In Africa France and Belgium and to a lesser extent the United States thought it would be easier prop up often corrupt pro-western regimes rather than actually govern these countries, they also funded coups and civil wars against pro-Soviet regimes. The British seemed to largely "wash their hands" of Africa and focused more on the Middle East. Conversely, the Soviets and to a lesser extent Maoist China propped up Marxist states in Africa and sought to extend their influence. Some countries which were largely pro-western at the height of the Cold War were Cameroon, Central African Republic, Gabon, Ivory Coast, Liberia, Malawi, Togo, Zaire, and most of these enjoyed lavish foreign aid.
 
You could probably have the European overseas empires last to the present day. OTL the last European empire (the Soviet Union) didn't fall until 1991 (and I'm not commenting on Putin and his actions since he's definitely current politics), so the European overseas empires have a chance of surviving into the 1990s and possibly even the 21st century if the World Wars don't happen.
 
1950's and 1980's is several decades IMO
Crazy you mention the 1950's and 1980's. The way I was told it in (Belgian high school) history class was that halfway the 1950's Belgium recognized it could not keep Congo as a colony forever so they called a commission to study their options and in 1960 the commission concluded that: Yes, indeed. Congo should be an independent nation. Therefore Belgium should move with all deliberate speed to prepare it to stand on its own with the ultimate goal to grant it independence...... In 1980.

Three weeks later the Congolese war of independence started...

And of course, what in my eyes made it especially ironic was that we were a bunch of 17-year olds, only knowing the 'Belgian Congo' as a long ago mythical place. And we were literally thought this in 1983
 
Crazy you mention the 1950's and 1980's. The way I was told it in (Belgian high school) history class was that halfway the 1950's Belgium recognized it could not keep Congo as a colony forever so they called a commission to study their options and in 1960 the commission concluded that: Yes, indeed. Congo should be an independent nation. Therefore Belgium should move with all deliberate speed to prepare it to stand on its own with the ultimate goal to grant it independence...... In 1980.

Three weeks later the Congolese war of independence started...

And of course, what in my eyes made it especially ironic was that we were a bunch of 17-year olds, only knowing the 'Belgian Congo' as a long ago mythical place. And we were literally thought this in 1983

In 1956 a plant to grant independence to the Congo was published by Jef van Bilsen's , it was called Plan de trente ans pour l'émancipation de l'Afrique belge (Thirty Year Plan for the Emancipation of Belgian Congo) with emphasis on preparing the Congo economically and politically for independence. Many of the moderate African leaders were in favour of the plan, but it was denounced by the ABAKO political party began to demand immediate independence.
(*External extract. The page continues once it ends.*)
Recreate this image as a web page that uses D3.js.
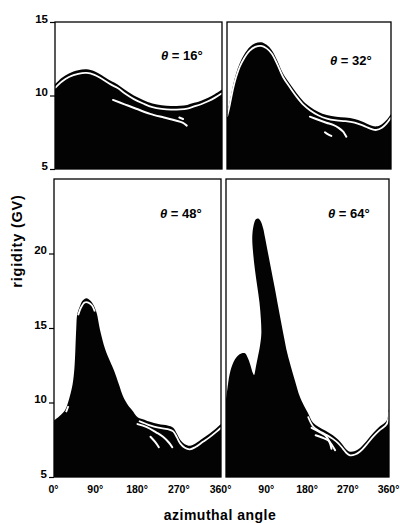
<!DOCTYPE html>
<html><head><meta charset="utf-8">
<script src="https://cdn.jsdelivr.net/npm/d3@7"></script>
<style>
html,body{margin:0;padding:0;background:#fff;}
svg{display:block;}
text{font-family:"Liberation Sans",Arial,sans-serif;font-weight:bold;fill:#000;}
</style></head><body>
<svg id="chart" width="400" height="523"></svg>
<script>
// ---------- data ----------
const angleTicks = [0, 90, 180, 270, 360];
const angleLabels = ["0°", "90°", "180°", "270°", "360°"];
const topRigidityTicks = [5, 10, 15];
const bottomRigidityTicks = [5, 10, 15, 20];
const zenithLabels = ["16°", "32°", "48°", "64°"];

// cutoff boundary (azimuth deg, rigidity GV) – top of the black region
const cutoff16 = [[0,10.75],[15,11.2],[30,11.5],[50,11.72],[68,11.78],[85,11.65],[100,11.4],[120,11.0],[135,10.75],[150,10.4],[170,10.0],[190,9.7],[210,9.45],[230,9.33],[250,9.28],[270,9.3],[285,9.36],[300,9.5],[315,9.65],[330,9.85],[345,10.1],[360,10.4]];
const cutoff32 = [[0,8.8],[4,9.3],[8,9.9],[14,10.8],[20,11.5],[28,12.2],[38,12.8],[50,13.3],[62,13.55],[75,13.62],[87,13.45],[98,13.1],[110,12.4],[123,11.5],[138,10.8],[153,10.15],[168,9.6],[182,9.24],[200,8.9],[219,8.67],[240,8.55],[260,8.5],[280,8.4],[295,8.25],[306,8.1],[318,7.95],[328,7.9],[340,8.05],[350,8.33],[360,8.75]];
const cutoff48 = [[0,8.8],[12,9.1],[24,9.5],[34,10.4],[40,11.2],[44,12.3],[46,13.5],[48,15.0],[50,15.9],[55,16.4],[62,16.85],[70,17.0],[78,16.85],[86,16.5],[92,16.0],[99,14.9],[110,13.6],[121,12.75],[130,12.1],[140,11.2],[149,10.4],[160,9.8],[168,9.5],[181,9.0],[195,8.85],[207,8.7],[225,8.55],[245,8.45],[257,8.3],[265,7.9],[272,7.5],[282,7.2],[293,7.1],[305,7.25],[321,7.6],[335,7.9],[351,8.3],[360,8.55]];
const cutoff64 = [[0,10.2],[3,10.9],[8,11.9],[15,12.6],[25,13.1],[35,13.3],[42,13.3],[48,13.0],[54,12.5],[59,12.0],[62,11.85],[66,12.4],[70,13.0],[75,13.8],[78,14.6],[77,15.6],[74,16.7],[69,17.8],[64,18.9],[60,20.0],[58,21.1],[61,21.9],[66,22.3],[71,22.35],[76,22.2],[82,21.7],[86,21.1],[93,20.0],[100,18.9],[107,17.8],[114,16.65],[121,15.5],[128,14.4],[135,13.35],[142,12.55],[152,11.5],[163,10.4],[172,9.8],[181,9.3],[192,8.65],[205,8.35],[220,8.1],[236,7.8],[248,7.5],[258,7.15],[266,6.85],[274,6.7],[285,6.75],[296,6.95],[310,7.4],[325,7.95],[340,8.4],[355,8.8],[360,9.6]];

// penumbra edges (white bands just inside the cutoff boundary)
const penumbra16 = [cutoff16];
const penumbra32 = [cutoff32];
const penumbra48 = [
  [[52,16.1],[58,16.6],[66,16.95],[74,16.95],[82,16.75],[88,16.35]],
  [[26,9.6],[31,10.0]],
  [[183,9.0],[195,8.85],[207,8.7],[225,8.55],[245,8.45],[257,8.3],[265,7.9],[272,7.5],[282,7.2],[293,7.1],[305,7.25],[321,7.6],[335,7.9],[351,8.3],[360,8.55]]
];
const penumbra64 = [
  [[181,9.3],[192,8.65],[205,8.35],[220,8.1],[236,7.8],[248,7.5],[258,7.15],[266,6.85],[274,6.7],[285,6.75],[296,6.95],[310,7.4],[325,7.95],[340,8.4],[355,8.8],[360,9.6]]
];

// forbidden-band streaks inside the black region
const streaks16 = [[[125,9.7],[150,9.4],[175,9.1],[205,8.75],[235,8.5],[260,8.3],[275,8.15],[284,7.95]], [[268,8.5],[276,8.4]]];
const streaks32 = [[[182,8.56],[200,8.35],[218,8.15],[233,8.0],[245,7.8],[255,7.54],[262,7.2]], [[215,7.5],[222,7.35],[229,7.25]]];
const streaks48 = [[[180,8.55],[200,8.35],[220,8.0],[235,7.7],[248,7.3],[255,7.0]], [[208,7.7],[218,7.35],[226,7.0]]];
const streaks64 = [[[189,8.3],[205,8.05],[219,7.8],[228,7.4],[233,6.9]], [[198,7.8],[212,7.65],[226,7.45],[235,7.1],[241,6.8]]];

// ---------- layout ----------
const panels = [
  {cut: cutoff16, pen: penumbra16, str: streaks16, label: zenithLabels[0], x0: 55,  x1: 222, yb: 169, yt: 22,  ymax: 15, ticks: topRigidityTicks, left: true,  bottom: false, ly: 38},
  {cut: cutoff32, pen: penumbra32, str: streaks32, label: zenithLabels[1], x0: 227, x1: 391, yb: 169, yt: 22,  ymax: 15, ticks: topRigidityTicks, left: false, bottom: false, ly: 43},
  {cut: cutoff48, pen: penumbra48, str: streaks48, label: zenithLabels[2], x0: 54,  x1: 221, yb: 477, yt: 179, ymax: 25, ticks: bottomRigidityTicks, left: true,  bottom: true, ly: 39},
  {cut: cutoff64, pen: penumbra64, str: streaks64, label: zenithLabels[3], x0: 226, x1: 389, yb: 477, yt: 179, ymax: 25, ticks: bottomRigidityTicks, left: false, bottom: true, ly: 39}
];

const svg = d3.select("#chart");
const defs = svg.append("defs");

panels.forEach((p, i) => {
  const x = d3.scaleLinear().domain([0, 360]).range([p.x0, p.x1]);
  const y = d3.scaleLinear().domain([5, p.ymax]).range([p.yb, p.yt]);
  const line = d3.line().x(d => x(d[0])).y(d => y(d[1])).curve(d3.curveCatmullRom.alpha(0.5));
  const lineLin = d3.line().x(d => x(d[0])).y(d => y(d[1]));

  defs.append("clipPath").attr("id", "clip" + i)
    .append("rect").attr("x", p.x0).attr("y", p.yt).attr("width", p.x1 - p.x0).attr("height", p.yb - p.yt + 2);

  const g = svg.append("g");
  const inner = g.append("g").attr("clip-path", `url(#clip${i})`);

  // black allowed region
  const topPath = line(p.cut);
  const closing = lineLin([[360, p.cut[p.cut.length-1][1]], [360, 5], [0, 5], [0, p.cut[0][1]]]);
  inner.append("path")
    .attr("d", topPath + "L" + closing.slice(1) + "Z")
    .attr("fill", "#030303");

  // penumbra white bands
  p.pen.forEach(seg => {
    inner.append("path").attr("d", line(seg))
      .attr("fill", "none").attr("stroke", "#fff").attr("stroke-width", 1.8)
      .attr("transform", "translate(0,3.6)");
  });
  // streaks
  p.str.forEach(seg => {
    inner.append("path").attr("d", line(seg))
      .attr("fill", "none").attr("stroke", "#fff").attr("stroke-width", 2)
      .attr("stroke-linecap", "round");
  });

  // frame
  g.append("rect").attr("x", p.x0).attr("y", p.yt)
    .attr("width", p.x1 - p.x0).attr("height", p.yb - p.yt)
    .attr("fill", "none").attr("stroke", "#000").attr("stroke-width", 1.3);

  // zenith label
  const t = g.append("text").attr("x", p.x1 - 61).attr("y", p.yt + p.ly).attr("font-size", 13);
  t.append("tspan").attr("font-style", "italic").text("θ");
  t.append("tspan").text(" = " + p.label);

  if (p.left) {
    const ax = g.append("g").attr("transform", `translate(${p.x0},0)`)
      .call(d3.axisLeft(y).tickValues(p.ticks).tickSize(5).tickPadding(2).tickFormat(d3.format("d")));
    ax.select(".domain").remove();
    ax.selectAll("line").attr("stroke", "#000").attr("stroke-width", 1.2);
    ax.selectAll("text").attr("dy", "0").attr("font-size", 11.5)
      .style("font-family", '"Liberation Sans",Arial,sans-serif').style("font-weight", "bold");
  }
  if (p.bottom) {
    const vals = p.left ? angleTicks : angleTicks.slice(1);
    const ax = g.append("g").attr("transform", `translate(0,${p.yb})`)
      .call(d3.axisBottom(x).tickValues(vals).tickSize(0).tickPadding(9)
        .tickFormat(d => angleLabels[angleTicks.indexOf(d)]));
    ax.select(".domain").remove();
    ax.selectAll("text").attr("font-size", 10.5).attr("dx", "-1")
      .style("font-family", '"Liberation Sans",Arial,sans-serif').style("font-weight", "bold");
  }
});

// axis titles
svg.append("text").attr("transform", "translate(22,241) rotate(-90)")
  .attr("text-anchor", "middle").attr("font-size", 14.5).attr("letter-spacing", 0.8)
  .text("rigidity (GV)");
svg.append("text").attr("x", 220).attr("y", 520)
  .attr("text-anchor", "middle").attr("font-size", 14).attr("letter-spacing", 0.5)
  .text("azimuthal angle");
</script>
</body></html>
When the first municipal elections were held in three cities in 1957, ABAKO won 133 out of 170 municipal seats in Léopoldville. The turning point came in January of 1959 when rioting led the Belgian government to agree to grant independence to the colony on June 30, 1960. The first parliamentary elections were held on 22 May 1960, with the elections marred by violence and ethnic tensions, ultimately leading to a chaotic independence and the Congo crisis. The Belgian government was unwilling to commit troops to keep the Congo Belgian, particularly after seeing the French experience in Indochina and Algeria and the Dutch experience in Indonesia.
 
Why the US didn't subsidized or even "inherit" these colonies, to keep them from becoming communist? There were colonies that became unstable and full of communists.

If they did that, is possible to avoid decolonization up until the end of cold war. Or even today, depending of geopolitics.
Put simply, the American African foreign policy at the apex of decolonisation, under JFK, was entirely incompetent.